FIGS. 5C and D schematically show alternative embodiments of a heat transferring element 20 in two views at right angles to each other, which element 20 comprises a series of profile parts 45 which form at least an undulating and/or ribbed part 43. This part 43 or at least the profile parts are preferably formed with ribs and/or undulations from folded and/or bent plate material, for instance steel or aluminum or a porous material, for instance a woven or non-woven fiber-based material as described hereinabove. This undulating and/or ribbed part may have been formed from at least one plate or a series of plates which is or are folded such that always a channel 44 is confined by a plate part 45 and a part, for instance wall 17, of the heat exchanger against which the part 43 is provided, which channel 44, in cross-section, preferably has a substantially triangular or trapezoid-shaped section and, in a longitudinal direction at right angles to said cross-section, has a somewhat meandering configuration, as is clearly visible in FIG. 5C, so that each time, the flow direction of flue gases is changed and a good heat exchange can take place.

Naturally, channels 44 in a part 43 according to FIGS. 5C and 5D can have a different configuration, for instance less angularly undulating, or having acuter angles, of, for instance, 30, 45, 60 or 90 degrees or therebetween. The channels 44 can have a main direction G1 which is approximately parallel to the flow direction of flue gases HG1 from the burner chamber to the flue gas discharge, but can also include an angle thereto of, for instance, 30, 60 or 90 degrees, or therebetween. Several parts 43 can be stacked on top of each other, for obtaining a larger element 20, while the main direction of the channels of a underlying plate can, each time, be turned relative to the main direction S of an overlying plate, so that the through-flow of flue gases is hardly adversely affected, if at all. The angle of torsion can, for instance, be some degrees to some tens of degrees, or more. The parts 43 can have the plate parts 45 facing each other or even abutting each other, but can also, each time be, separated by, for instance, a plate 46, preferably a porous plate.
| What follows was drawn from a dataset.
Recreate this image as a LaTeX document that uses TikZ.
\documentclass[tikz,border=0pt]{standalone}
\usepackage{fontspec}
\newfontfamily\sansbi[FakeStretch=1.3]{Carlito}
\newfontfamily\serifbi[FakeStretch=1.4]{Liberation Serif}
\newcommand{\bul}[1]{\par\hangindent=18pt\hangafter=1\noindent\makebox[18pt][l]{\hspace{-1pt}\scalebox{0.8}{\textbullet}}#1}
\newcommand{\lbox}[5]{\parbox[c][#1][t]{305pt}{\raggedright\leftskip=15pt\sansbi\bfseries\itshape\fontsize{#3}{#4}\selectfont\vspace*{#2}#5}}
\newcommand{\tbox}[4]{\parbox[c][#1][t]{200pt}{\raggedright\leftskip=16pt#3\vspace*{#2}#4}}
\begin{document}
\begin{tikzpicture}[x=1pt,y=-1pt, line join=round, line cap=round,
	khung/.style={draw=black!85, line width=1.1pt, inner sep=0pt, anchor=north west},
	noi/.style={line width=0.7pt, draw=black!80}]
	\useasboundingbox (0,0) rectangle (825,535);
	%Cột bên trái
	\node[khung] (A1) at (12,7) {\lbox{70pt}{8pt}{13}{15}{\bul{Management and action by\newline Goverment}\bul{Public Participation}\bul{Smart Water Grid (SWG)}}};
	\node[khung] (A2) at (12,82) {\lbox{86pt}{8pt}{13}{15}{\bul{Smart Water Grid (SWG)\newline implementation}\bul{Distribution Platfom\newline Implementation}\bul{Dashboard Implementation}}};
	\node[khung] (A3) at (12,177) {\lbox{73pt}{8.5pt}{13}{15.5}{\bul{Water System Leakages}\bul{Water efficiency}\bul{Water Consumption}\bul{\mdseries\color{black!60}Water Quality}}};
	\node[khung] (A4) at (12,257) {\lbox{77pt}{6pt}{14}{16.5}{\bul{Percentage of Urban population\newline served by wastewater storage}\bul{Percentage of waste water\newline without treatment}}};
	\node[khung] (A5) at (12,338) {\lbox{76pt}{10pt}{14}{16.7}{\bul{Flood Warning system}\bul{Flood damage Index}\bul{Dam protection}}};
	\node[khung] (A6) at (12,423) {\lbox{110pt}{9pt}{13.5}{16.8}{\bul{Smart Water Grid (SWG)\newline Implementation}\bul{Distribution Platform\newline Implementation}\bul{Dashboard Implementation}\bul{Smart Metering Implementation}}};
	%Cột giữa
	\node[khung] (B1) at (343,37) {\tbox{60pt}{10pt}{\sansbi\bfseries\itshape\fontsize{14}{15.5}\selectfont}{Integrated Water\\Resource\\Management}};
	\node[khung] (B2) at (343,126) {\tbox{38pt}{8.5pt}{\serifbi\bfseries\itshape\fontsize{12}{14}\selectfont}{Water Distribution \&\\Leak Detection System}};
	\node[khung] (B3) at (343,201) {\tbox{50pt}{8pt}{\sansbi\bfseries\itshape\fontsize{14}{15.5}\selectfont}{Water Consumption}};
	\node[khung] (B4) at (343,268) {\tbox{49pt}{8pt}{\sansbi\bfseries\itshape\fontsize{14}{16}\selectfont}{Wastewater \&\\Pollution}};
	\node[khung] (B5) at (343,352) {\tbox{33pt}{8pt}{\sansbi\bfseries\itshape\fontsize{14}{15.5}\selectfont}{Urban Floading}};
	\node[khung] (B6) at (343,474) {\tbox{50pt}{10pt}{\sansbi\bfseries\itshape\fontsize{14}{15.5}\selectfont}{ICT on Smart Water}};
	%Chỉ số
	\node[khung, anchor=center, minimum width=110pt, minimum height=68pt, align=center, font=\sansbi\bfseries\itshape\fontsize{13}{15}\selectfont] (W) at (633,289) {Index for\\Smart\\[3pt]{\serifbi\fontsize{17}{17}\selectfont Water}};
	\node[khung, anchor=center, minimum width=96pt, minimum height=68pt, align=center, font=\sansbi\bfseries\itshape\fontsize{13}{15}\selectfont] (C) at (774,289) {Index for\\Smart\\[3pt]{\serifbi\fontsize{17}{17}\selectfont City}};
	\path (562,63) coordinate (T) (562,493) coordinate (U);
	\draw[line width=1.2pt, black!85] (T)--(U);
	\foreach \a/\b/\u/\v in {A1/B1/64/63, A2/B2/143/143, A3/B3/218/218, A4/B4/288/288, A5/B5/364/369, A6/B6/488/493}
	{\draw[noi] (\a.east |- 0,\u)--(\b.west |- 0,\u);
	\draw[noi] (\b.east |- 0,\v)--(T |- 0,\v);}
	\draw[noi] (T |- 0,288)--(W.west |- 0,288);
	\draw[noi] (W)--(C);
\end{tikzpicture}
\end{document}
In FIG. 7, a heat exchanger according to FIGS. 1 and 2 is shown as an example while, however, a second water carrying channel 26 is provided. Thereto, grooves 27 and/or ribs 28 are provided on the parts 3, 4, between the first water carrying channel parts 21, for forming recesses in which a pipe 29 such as a metal or plastic pipe is secured, for instance through clamping, form-closing, gluing, welding or in another manner. The second water carrying channel 26 can be used for, for instance, tap water. The second (or, optionally, further) water carrying channel 26 can, for that matter, also be integrally formed into the parts 3, 4 comparable to, for instance, the first channel 22, if the used material allows this or, for instance, when the water or other medium to be heated therein is not used for consumption but for an indirectly heated boiler, floor or wall heating or the like. Preferably, the grooves and/or ribs extend parallel to the water carrying channel parts 21, so that extrusion is possible in simple manner.

As indicated, parts 3, 4 can be advantageously formed through extrusion, separately or jointly. With it, a relatively simple and economically advantageous production of such heat exchangers is possible. However, naturally, also other production manners can be utilized, such as casting, injection moulding and/or removing, so that somewhat more complex shapes become possible.
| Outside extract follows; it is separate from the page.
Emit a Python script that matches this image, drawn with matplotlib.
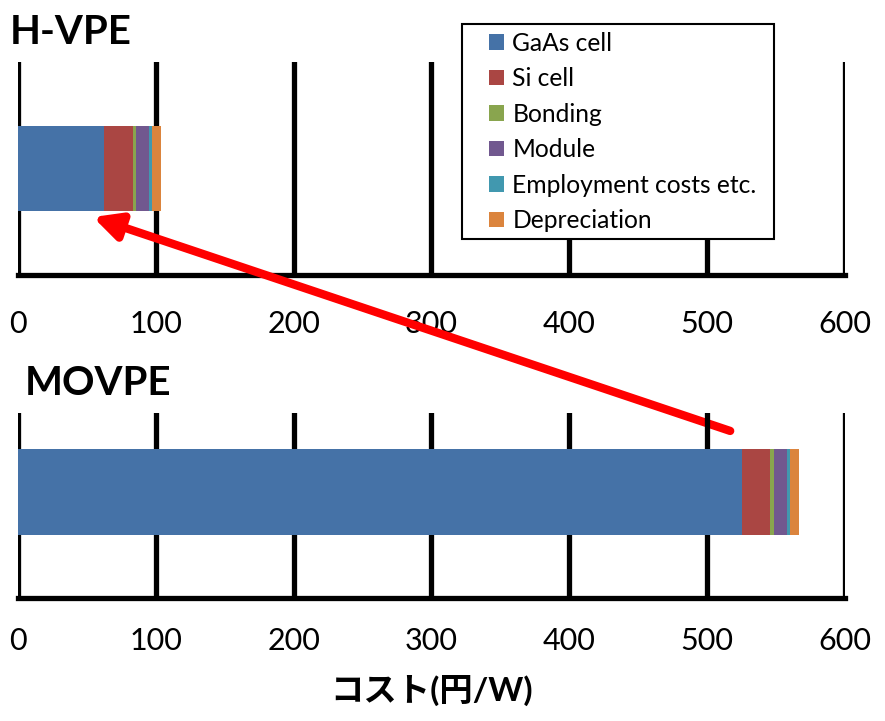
import matplotlib.pyplot as plt
from matplotlib.patches import Rectangle

plt.rcParams['font.family'] = ['Lato', 'Noto Sans CJK JP', 'DejaVu Sans']

categories = ['GaAs cell', 'Si cell', 'Bonding', 'Module',
              'Employment costs etc.', 'Depreciation']
colors = ['#4572A7', '#AA4643', '#89A54E', '#71588F', '#4198AF', '#DB843D']

# cost breakdown (yen/W)
hvpe_costs = [62.2, 21.3, 1.9, 9.7, 2.1, 6.8]
movpe_costs = [525.2, 20.3, 2.9, 9.7, 2.1, 6.5]

xticks = [0, 100, 200, 300, 400, 500, 600]

fig = plt.figure(figsize=(8.85, 7.21), dpi=100)
ax_top = fig.add_axes([0.0203, 0.6186, 0.9345, 0.2954])
ax_bot = fig.add_axes([0.0203, 0.1706, 0.9345, 0.2566])


def draw_stack(ax, costs, ycenter, height, pad):
    ax.set_facecolor('none')
    left = 0
    handles = []
    for name, val, col in zip(categories, costs, colors):
        h = ax.barh(ycenter, val, left=left, height=height, color=col,
                    label=name, zorder=3)
        handles.append(h)
        left += val
    ax.set_xlim(0, 600)
    ax.set_ylim(0, 1)
    ax.set_xticks(xticks)
    ax.set_yticks([])
    ax.grid(axis='x', color='black', linewidth=3.8, zorder=1)
    for s in ['top', 'right', 'left']:
        ax.spines[s].set_visible(False)
    ax.spines['bottom'].set_linewidth(3.8)
    ax.tick_params(axis='x', length=0, labelsize=22, pad=pad)
    return handles


handles = draw_stack(ax_top, hvpe_costs, 0.5, 0.4, 25)
draw_stack(ax_bot, movpe_costs, 0.573, 0.465, 21)

fig.text(0.011, 0.955, 'H-VPE', fontsize=29, fontweight='bold', va='center')
fig.text(0.028, 0.468, 'MOVPE', fontsize=29, fontweight='bold', va='center')

ax_bot.set_xlabel('コスト(円/W)', fontsize=24, fontweight='bold', labelpad=14)

# legend box drawn separately so the swatches sit further in from the edge
fig.patches.append(Rectangle((0.5217, 0.6685), 0.3531, 0.2982,
                             transform=fig.transFigure, facecolor='white',
                             edgecolor='black', linewidth=1.5, zorder=4))
leg = fig.legend(handles=handles, loc='upper left',
                 bbox_to_anchor=(0.547, 0.963), fontsize=17.7,
                 frameon=False, handlelength=0.6, handleheight=0.6,
                 handletextpad=0.35, labelspacing=0.51, borderpad=0.2,
                 borderaxespad=0)
leg.set_zorder(5)

# arrow from the MOVPE bar up to the H-VPE bar
ax_top.annotate('', xy=(54.4, 0.272), xycoords='data',
                xytext=(516.7, 0.903), textcoords=ax_bot.transData,
                arrowprops=dict(arrowstyle='-|>', color='red', lw=6,
                                mutation_scale=40, shrinkA=0, shrinkB=0),
                annotation_clip=False, zorder=10)

fig.savefig('out.png', dpi=100)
Preferably, the parts 3, 4 can be separated relatively easily, so that cleaning is simplified. To that end, the parts 3, 4 can be mutually screwed or clamped. This holds in particular also for the lowest, condensing part.

In FIG. 8, in top plan view, schematically, a portion of a heating apparatus 25 with a heat exchanger according to the invention is shown, in a highly simplified manner, connected to two heating circuits. A first heating circuit 30 is, for instance, a space heating circuit with radiator 36, connected to the water carrying channel 22, in which a first pump 31 is provided. A second heating circuit 32 is, for instance, a tap water heating circuit with tap 37 and, optionally, a second pump 33. A supply device for, for instance, gas and air is connected to the burner chamber 5, for forming a premix burner. Naturally, only gas or another fuel can also be supplied. Adjacent the underside of the heating apparatus 25, to the flue gas passage 11, a condensation discharge 34 as well as a flue gas discharge 35 may be connected.
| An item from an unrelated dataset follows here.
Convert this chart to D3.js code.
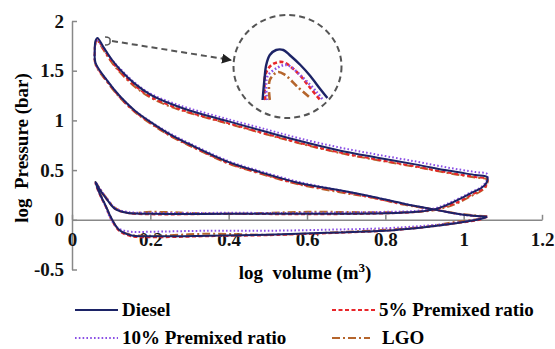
<!DOCTYPE html>
<html>
<head>
<meta charset="utf-8">
<script src="https://cdn.jsdelivr.net/npm/d3@7"></script>
<style>
  body { margin: 0; background: #fff; }
</style>
</head>
<body>
<svg id="chart" width="555" height="349"></svg>
<script>
// log volume along the cycle (compression -> peak -> expansion -> blowdown -> exhaust -> intake)
const cycleV = [
  1.06, 1.00, 0.93, 0.85, 0.77, 0.68, 0.58, 0.48, 0.40, 0.30, 0.25, 0.20, 0.16, 0.123, 0.09, 0.06,
  0.058, 0.060, 0.065,
  0.08, 0.10, 0.123, 0.16, 0.20, 0.25, 0.30, 0.40, 0.50, 0.58, 0.68, 0.78, 0.88, 0.96, 1.03, 1.06,
  1.058, 1.045, 1.02, 0.98, 0.93, 0.88, 0.80,
  0.60, 0.40, 0.20, 0.14, 0.11, 0.09, 0.07, 0.06,
  0.07, 0.085, 0.10, 0.12, 0.15,
  0.20, 0.35, 0.50, 0.65, 0.80, 0.90, 0.98, 1.04, 1.06
];

// log pressure for each fuel
const dieselP = [
  0.03, 0.05, 0.10, 0.16, 0.23, 0.30, 0.37, 0.48, 0.58, 0.76, 0.86, 0.985, 1.10, 1.24, 1.40, 1.58,
  1.70, 1.80, 1.83,
  1.74, 1.62, 1.51, 1.37, 1.26, 1.17, 1.10, 0.99, 0.88, 0.795, 0.70, 0.625, 0.555, 0.495, 0.45, 0.43,
  0.37, 0.32, 0.27, 0.19, 0.11, 0.08, 0.065,
  0.06, 0.06, 0.06, 0.07, 0.11, 0.20, 0.31, 0.38,
  0.27, 0.15, 0.02, -0.10, -0.155,
  -0.165, -0.16, -0.15, -0.13, -0.11, -0.075, -0.035, 0.005, 0.03
];
const premix5P = [
  0.03, 0.05, 0.10, 0.155, 0.22, 0.29, 0.36, 0.47, 0.57, 0.75, 0.85, 0.975, 1.09, 1.23, 1.39, 1.57,
  1.68, 1.78, 1.81,
  1.72, 1.60, 1.49, 1.35, 1.24, 1.15, 1.08, 0.97, 0.86, 0.775, 0.68, 0.605, 0.535, 0.475, 0.43, 0.41,
  0.35, 0.30, 0.25, 0.17, 0.11, 0.08, 0.065,
  0.055, 0.06, 0.055, 0.07, 0.11, 0.20, 0.31, 0.37,
  0.26, 0.14, 0.01, -0.11, -0.165,
  -0.175, -0.165, -0.155, -0.135, -0.11, -0.075, -0.035, 0.0, 0.03
];
const premix10P = [
  0.03, 0.05, 0.10, 0.16, 0.23, 0.30, 0.38, 0.49, 0.59, 0.77, 0.87, 0.99, 1.10, 1.24, 1.40, 1.57,
  1.68, 1.77, 1.80,
  1.73, 1.62, 1.52, 1.38, 1.27, 1.185, 1.12, 1.01, 0.905, 0.82, 0.73, 0.655, 0.585, 0.525, 0.48, 0.46,
  0.39, 0.33, 0.28, 0.20, 0.12, 0.09, 0.08,
  0.07, 0.07, 0.07, 0.08, 0.12, 0.21, 0.32, 0.38,
  0.27, 0.14, 0.0, -0.09, -0.12,
  -0.12, -0.11, -0.11, -0.10, -0.085, -0.06, -0.03, 0.01, 0.03
];
const lgoP = [
  0.035, 0.055, 0.10, 0.15, 0.22, 0.28, 0.355, 0.465, 0.565, 0.745, 0.845, 0.97, 1.085, 1.225, 1.385, 1.56,
  1.67, 1.77, 1.80,
  1.71, 1.59, 1.48, 1.34, 1.23, 1.14, 1.075, 0.965, 0.855, 0.77, 0.675, 0.60, 0.53, 0.47, 0.425, 0.405,
  0.34, 0.29, 0.24, 0.16, 0.10, 0.08, 0.075,
  0.08, 0.06, 0.08, 0.07, 0.12, 0.21, 0.32, 0.38,
  0.28, 0.15, 0.02, -0.10, -0.15,
  -0.16, -0.14, -0.15, -0.13, -0.10, -0.07, -0.02, 0.01, 0.035
];

// magnified peak shown in the dashed circle
const insetDiesel = [[0.064,1.60],[0.066,1.70],[0.068,1.775],[0.072,1.825],[0.079,1.85],[0.087,1.85],[0.094,1.825],[0.106,1.775],[0.117,1.72],[0.128,1.655],[0.136,1.61]];
const insetPremix5 = [[0.067,1.60],[0.067,1.725],[0.074,1.775],[0.086,1.79],[0.102,1.74],[0.117,1.66],[0.128,1.60]];
const insetPremix10 = [[0.069,1.60],[0.069,1.715],[0.080,1.76],[0.091,1.775],[0.108,1.715],[0.124,1.64],[0.131,1.60]];
const insetLGO = [[0.072,1.60],[0.072,1.70],[0.081,1.74],[0.089,1.725],[0.103,1.665],[0.117,1.61]];

const xTicks = [0, 0.2, 0.4, 0.6, 0.8, 1, 1.2];
const yTicks = [-0.5, 0, 0.5, 1, 1.5, 2];

const series = [
  {name: 'LGO', p: lgoP, inset: insetLGO, color: '#b5652c', dash: '8,3,2,3'},
  {name: '5% Premixed ratio', p: premix5P, inset: insetPremix5, color: '#e8262a', dash: '4,2.5'},
  {name: '10% Premixed ratio', p: premix10P, inset: insetPremix10, color: '#8a4fe6', dash: '1.6,2.2'},
  {name: 'Diesel', p: dieselP, inset: insetDiesel, color: '#1c2366', dash: null}
];

const FONT = '"Liberation Serif", "Times New Roman", "DejaVu Serif", serif';

const svg = d3.select('#chart');
const x = d3.scaleLinear().domain([0, 1.2]).range([72, 542]);
const y = d3.scaleLinear().domain([-0.5, 2]).range([269.5, 21]);
const axisColor = '#888';

// y axis (ticks point inwards)
const yAxis = svg.append('g')
  .attr('transform', 'translate(' + x(0) + ',0)')
  .call(d3.axisLeft(y).tickValues(yTicks).tickSize(-5).tickSizeOuter(0).tickPadding(8)
    .tickFormat(d => d));
// x axis sits on log P = 0
const xAxis = svg.append('g')
  .attr('transform', 'translate(0,' + y(0) + ')')
  .call(d3.axisBottom(x).tickValues(xTicks).tickSize(-5).tickSizeOuter(0).tickPadding(13)
    .tickFormat(d => d));

[xAxis, yAxis].forEach(a => {
  a.attr('font-family', null).attr('font-size', null);
  a.selectAll('path, line').attr('stroke', axisColor).attr('stroke-width', 1.5);
  a.selectAll('text').attr('fill', '#111');
});

// curves
const line = d3.line()
  .x(d => x(d[0]))
  .y(d => y(d[1]))
  .curve(d3.curveCatmullRom.alpha(0.5));

series.forEach(s => {
  const pts = cycleV.map((v, i) => [v, s.p[i]]);
  svg.append('path')
    .attr('d', line(pts))
    .attr('fill', 'none')
    .attr('stroke', s.color)
    .attr('stroke-width', 2)
    .attr('stroke-dasharray', s.dash);
});

// inset: dashed circle + arrow from the peak
svg.append('ellipse')
  .attr('cx', 287.5).attr('cy', 66.5).attr('rx', 54).attr('ry', 51.5)
  .attr('fill', '#fdfdfd')
  .attr('stroke', '#555').attr('stroke-width', 2).attr('stroke-dasharray', '6,4');

const ix = d3.scaleLinear().domain([0.05, 0.15]).range([250, 340]);
const iy = d3.scaleLinear().domain([1.6, 1.9]).range([100, 40]);
const insetLine = d3.line().x(d => ix(d[0])).y(d => iy(d[1])).curve(d3.curveCatmullRom.alpha(0.5));
series.forEach(s => {
  svg.append('path')
    .attr('d', insetLine(s.inset))
    .attr('fill', 'none')
    .attr('stroke', s.color)
    .attr('stroke-width', s.dash ? 2.6 : 2.4)
    .attr('stroke-dasharray', s.dash);
});

svg.append('defs').append('marker')
  .attr('id', 'arrow')
  .attr('viewBox', '0 0 10 10')
  .attr('refX', 9).attr('refY', 5)
  .attr('markerWidth', 5).attr('markerHeight', 5)
  .attr('orient', 'auto')
  .append('path').attr('d', 'M0,0L10,5L0,10z').attr('fill', '#222');

svg.append('path')
  .attr('d', 'M105,37 Q111,37 110,41 Q111,45 105,45')
  .attr('fill', 'none').attr('stroke', '#555').attr('stroke-width', 1.5);
svg.append('line')
  .attr('x1', 112).attr('y1', 41).attr('x2', 231).attr('y2', 60)
  .attr('stroke', '#555').attr('stroke-width', 2).attr('stroke-dasharray', '6,4')
  .attr('marker-end', 'url(#arrow)');

// axis titles
svg.append('text')
  .attr('x', 305).attr('y', 279)
  .attr('text-anchor', 'middle')
  .html('log&#160; volume (m<tspan dy="-7" style="font-size:13px">3</tspan><tspan dy="7">)</tspan>');

svg.append('text')
  .attr('transform', 'translate(28,148) rotate(-90)')
  .attr('text-anchor', 'middle')
  .text('log\u00a0 Pressure (bar)');

// legend
const legendItems = [
  {s: series[3], x: 75, y: 310, w: 43},
  {s: series[1], x: 332, y: 310, w: 43},
  {s: series[2], x: 75, y: 338, w: 43},
  {s: series[0], x: 332, y: 338, w: 38}
];
legendItems.forEach(it => {
  svg.append('line')
    .attr('x1', it.x).attr('x2', it.x + it.w)
    .attr('y1', it.y).attr('y2', it.y)
    .attr('stroke', it.s.color).attr('stroke-width', 2)
    .attr('stroke-dasharray', it.s.dash);
  svg.append('text')
    .attr('x', it.x + it.w + (it.s.name === 'LGO' ? 12 : 4))
    .attr('y', it.y + 6)
    .text(it.s.name);
});

svg.selectAll('text')
  .style('font-family', FONT)
  .style('font-weight', 'bold')
  .style('font-size', '19px');
svg.selectAll('tspan').filter(function() { return this.getAttribute('dy') === '-7'; })
  .style('font-size', '13px');
</script>
</body>
</html>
It will be clear that also in other types of heat exchangers than in the exemplary embodiments shown, in one or more flue gas channels, a porous material or element can be included for increasing the heat transferring surface. The porosity can also, for instance, decrease in the flow direction of the flue gases, i.e. in the direction of the flue gas discharge, so that, at the beginning of the flue gas channel, hotter gases will flow through faster and, according as they cool down, the through-flow will be somewhat delayed. Many variations thereon are possible through variation of, for instance, the porosity, the through-flow surface, the extent to which the flue gas channel is filled with porous material and/or the porous elements and the like.

It will be clear that combinations of parts of the embodiments represented are also understood to be represented here.

The invention is not limited in any manner to the embodiments represented in the description and the drawings. Many variations thereon are possible within the framework of the invention as outlined by the claims. For instance, the meandering parts of the heat exchanger can have a different design and materials other than aluminum or an aluminum alloy can be utilized, for instance other (lighter) metals or ceramic materials. More or fewer water carrying channel parts may be provided, while the number of bends and the shape thereof can be adjusted to, for instance, the desired capacity. Instead of the burner with burner deck shown, a different burner can be utilized, for instance a known premix burner, which can be directly connected to the flue gas channel, in particular within the embodiment of the first flue gas sub channel part as shown in FIGS. 3 and 4, which part can then, optionally, function as a part of the burner chamber. The flue gas channel can have a decreasing or, conversely, increasing passage in the direction of the flue gas discharge, in order to influence the speed of the flue gases and, hence, the heat exchange.